Moreover, the yield per hectare is significantly higher than for typical vegetable oil crops such as rape, sunflower and soya, which slants the ‘avoided’ emissions calculation in its favour as well as lowering biodiesel production costs.

THE FUTURE OF BIODIESEL

While the principal form of biodiesel available today is a fatty acid methyl ester (FAME) made from transesterified oils, a promising future alternative is waiting in the wings. Biomass-to-Liquid (BtL) offers a synthetic biodiesel formed by the initial gasification of biomass – non-food plant materials such as straw, grasses and forestry wastes – with the gas product subsequently undergoing a Fischer-Tropsch (gas-to-liquid) process.

Known as advanced or second-generation biodiesel, and commercially as ‘SunDiesel, this is one route that seems to answer many of the objections raised about the wider implications of biofuel production.

“Using advanced or second-generation biodiesel is one route that seems to answer many of the objections raised about the wider implications of biofuel production.”

A number of companies are keeping a careful eye on the progress of biodiesel, including the French railway operator SNCF, Germany’s DB, CD in the Czech Republic, MAV in Hungary and National Express. Nevertheless, despite the interest, second-generation fuel is unlikely to be widely available for some years.

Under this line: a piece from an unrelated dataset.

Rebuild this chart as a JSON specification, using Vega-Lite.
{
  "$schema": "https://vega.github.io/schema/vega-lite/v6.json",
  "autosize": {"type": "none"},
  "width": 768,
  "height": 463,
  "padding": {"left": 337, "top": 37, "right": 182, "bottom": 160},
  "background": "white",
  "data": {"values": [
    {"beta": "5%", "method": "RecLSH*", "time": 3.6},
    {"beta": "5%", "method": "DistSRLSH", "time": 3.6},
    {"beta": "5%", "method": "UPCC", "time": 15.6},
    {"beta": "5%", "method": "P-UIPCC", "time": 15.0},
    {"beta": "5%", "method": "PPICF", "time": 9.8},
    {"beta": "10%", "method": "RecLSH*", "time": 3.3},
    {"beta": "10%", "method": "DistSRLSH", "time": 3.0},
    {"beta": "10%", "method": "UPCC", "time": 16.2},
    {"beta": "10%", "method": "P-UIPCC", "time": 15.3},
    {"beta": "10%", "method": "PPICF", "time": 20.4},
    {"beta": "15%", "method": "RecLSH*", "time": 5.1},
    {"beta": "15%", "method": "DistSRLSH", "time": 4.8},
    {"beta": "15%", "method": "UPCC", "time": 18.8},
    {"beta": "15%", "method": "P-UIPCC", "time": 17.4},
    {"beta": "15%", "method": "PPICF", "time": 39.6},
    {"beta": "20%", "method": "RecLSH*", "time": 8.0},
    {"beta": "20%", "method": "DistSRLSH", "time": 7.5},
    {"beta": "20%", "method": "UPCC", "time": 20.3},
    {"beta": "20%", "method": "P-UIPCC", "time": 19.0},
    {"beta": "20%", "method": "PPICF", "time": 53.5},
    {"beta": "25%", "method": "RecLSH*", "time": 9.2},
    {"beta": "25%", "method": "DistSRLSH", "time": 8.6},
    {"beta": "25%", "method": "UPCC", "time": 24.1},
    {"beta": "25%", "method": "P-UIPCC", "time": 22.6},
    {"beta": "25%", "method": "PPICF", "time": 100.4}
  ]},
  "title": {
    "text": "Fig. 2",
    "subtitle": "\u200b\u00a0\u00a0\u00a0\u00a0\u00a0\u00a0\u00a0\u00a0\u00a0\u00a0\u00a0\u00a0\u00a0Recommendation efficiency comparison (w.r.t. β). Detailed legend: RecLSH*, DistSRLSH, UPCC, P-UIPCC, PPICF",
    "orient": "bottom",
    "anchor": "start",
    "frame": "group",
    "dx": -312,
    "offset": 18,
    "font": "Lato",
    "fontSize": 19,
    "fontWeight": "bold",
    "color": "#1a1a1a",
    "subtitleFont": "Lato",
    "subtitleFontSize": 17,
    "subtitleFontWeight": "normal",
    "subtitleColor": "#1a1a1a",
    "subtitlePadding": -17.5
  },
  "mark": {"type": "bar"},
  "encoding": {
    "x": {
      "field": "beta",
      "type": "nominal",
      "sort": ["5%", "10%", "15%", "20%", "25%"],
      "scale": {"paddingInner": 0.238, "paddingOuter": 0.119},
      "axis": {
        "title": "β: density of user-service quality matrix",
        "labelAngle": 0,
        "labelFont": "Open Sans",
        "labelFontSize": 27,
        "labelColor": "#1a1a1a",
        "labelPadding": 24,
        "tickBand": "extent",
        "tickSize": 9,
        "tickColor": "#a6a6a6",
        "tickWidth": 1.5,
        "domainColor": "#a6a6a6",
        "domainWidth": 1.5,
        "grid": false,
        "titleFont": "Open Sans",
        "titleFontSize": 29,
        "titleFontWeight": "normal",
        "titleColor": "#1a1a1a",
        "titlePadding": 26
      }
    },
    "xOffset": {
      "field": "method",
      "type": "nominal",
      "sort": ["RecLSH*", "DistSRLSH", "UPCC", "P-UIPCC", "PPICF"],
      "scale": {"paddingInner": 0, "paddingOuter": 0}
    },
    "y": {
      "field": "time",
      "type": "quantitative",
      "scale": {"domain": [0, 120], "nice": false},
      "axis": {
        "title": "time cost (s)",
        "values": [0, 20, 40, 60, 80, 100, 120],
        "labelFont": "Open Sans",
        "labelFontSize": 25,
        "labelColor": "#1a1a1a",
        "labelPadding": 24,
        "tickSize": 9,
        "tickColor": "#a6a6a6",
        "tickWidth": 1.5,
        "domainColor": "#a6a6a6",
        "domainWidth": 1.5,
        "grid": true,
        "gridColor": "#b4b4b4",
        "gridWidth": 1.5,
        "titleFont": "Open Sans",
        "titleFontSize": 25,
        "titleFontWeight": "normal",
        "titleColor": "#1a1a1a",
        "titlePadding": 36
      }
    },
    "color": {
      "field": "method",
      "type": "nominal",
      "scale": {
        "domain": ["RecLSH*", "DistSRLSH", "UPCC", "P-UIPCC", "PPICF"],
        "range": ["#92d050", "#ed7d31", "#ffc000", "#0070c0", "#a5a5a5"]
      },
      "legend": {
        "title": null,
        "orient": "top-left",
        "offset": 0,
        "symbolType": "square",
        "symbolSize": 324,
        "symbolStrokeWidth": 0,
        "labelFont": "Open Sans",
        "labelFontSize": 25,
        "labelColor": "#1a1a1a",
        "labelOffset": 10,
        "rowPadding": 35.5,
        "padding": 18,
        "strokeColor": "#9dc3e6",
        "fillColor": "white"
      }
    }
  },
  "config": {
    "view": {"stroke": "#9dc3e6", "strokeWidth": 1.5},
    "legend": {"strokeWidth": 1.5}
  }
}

Developing these biofuels entails building commercial ‘bio-refineries’, which demand significant capital expenditure, perhaps four or five times as much as plants using corn as a feedstock. However, when grain prices rise – around $3 per bushel being the tipping point – the overall cost of producing second-generation biofuels becomes similar to those made from food crops.

Ironically, the current trend of rising food prices could ultimately help advanced biodiesel technology become commercially competitive sooner rather than later.